Фюрер обращался к двум поколениям немцев: и к своим ровесникам, пережившим Первую войну, и к молодёжи. Он, в истерическом исступлении, с налипшей на мокром лбу чёлкой и сжатыми до посинения кулаками, лил из лужёной глотки в толпу пьянящую смесь националистического с социалистическим. Он кричал о высшей арийской расе, о немецком народе – представителе её лучшей, нордической ветви, призванном править миром, но пребывающим в униженном положении. О народе, эксплуатируемом грязным еврейским капиталом, разорённым бесчестной еврейской конкуренцией, ограбленным плутократическими режимами стран-победительниц, наложивших на немцев чудовищные репарации. О единокровных австрийцах и несчастных немцах Чехословакии и Польши, проживающих там, как угнетаемое славянами меньшинство. О грядущем объединении всех немцев в единой могучей тысячелетней империи с обширным жизненным пространством. И заключительным аккордом о светлом будущем – нордически клятвенно – мощным, в духе великого Вагнера финалом оратории: в фатерланде победителей каждая немецкая семья будет иметь вдобавок к неколебимой национальной гордости ещё и курицу на воскресный обед, и автомобиль Фольксваген-жук для воскресных поездок на природу. Молодёжь внимала, затаив дыхание, и верила безоговорочно. С ровесниками было сложнее. Их, израненных и искалеченных физически и морально, много более склонных к скептицизму, чем к юношеским доверчивым восторгам, называли потерянным поколением.
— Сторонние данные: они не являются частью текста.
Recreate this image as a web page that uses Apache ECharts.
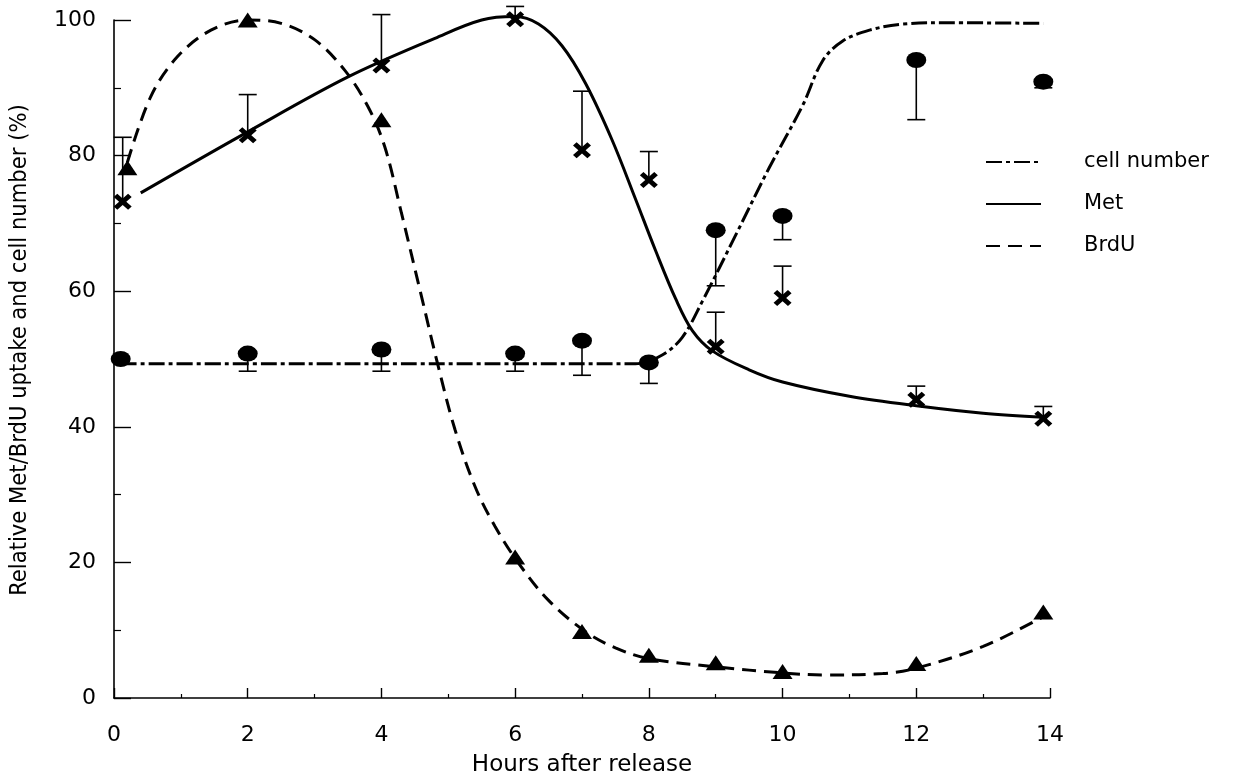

Таковы были и герои популярных у нас в 60-е годы увлекательных, но несколько однообразных романов Ремарка. Романами увлекались мои сверстники, увлекался и я, но, при самом развитом воображении, не мог и подумать о том, что произошло со мной в 1993 году.
А в 1993 году я впервые посетил Германию. Это была месячная научная командировка в физическую лабораторию университета города Оснабрюк.
Оснабрюк – небольшой город на северо-западе Германии, недалеко от голландской границы и совсем рядом со знаменитым /и сохранившимся! / Тевтобургским лесом, где очень-очень давно, в 9 году новой эры, в яростном сражении полудикие германцы уничтожили три отборных легиона римского наместника Германии Квинтилия Вара, а персонажу булгаковского романа «Мастер и Маргарита» – свирепому телохранителю Понтия Пилата Марку Крысобою изуродовали лицо тяжёлой германской палицей. Во время Второй мировой войны Оснабрюк был на 80% разрушен английскими бомбардировками. Он не имел военной промышленности, но был важным железнодорожным узлом. После войны город с немецким тщанием был полностью восстановлен до мельчайших деталей.
Город этот, как я вскоре узнал, был родиной писателя Эрих Мария Ремарка и под названием Вердербрюк – местом действия его романа «Чёрный обелиск». Но в первые дни, по очень чистым улицам Оснабрюка, обсаженным промытыми непрерывно идущими тёплыми дождями каштанами и липами, я бродил с очень странным чувством.
Меня беспокоило и не покидало ощущение узнавания, словно я в этом городе когда-то жил. Я помню этот сад с больничным зданием в глубине и речушку с темной прозрачной водой, и огромный мрачноватый собор, и старое кладбище. Совершенно не склонный к мистике, я стал уже думать о, возможно, живших когда-то здесь предках, о возможной генетической памяти, и думал до тех пор, пока мне не встретилось пивное заведение с вывеской «Вальхалла», а затем – и дом-музей Ремарка.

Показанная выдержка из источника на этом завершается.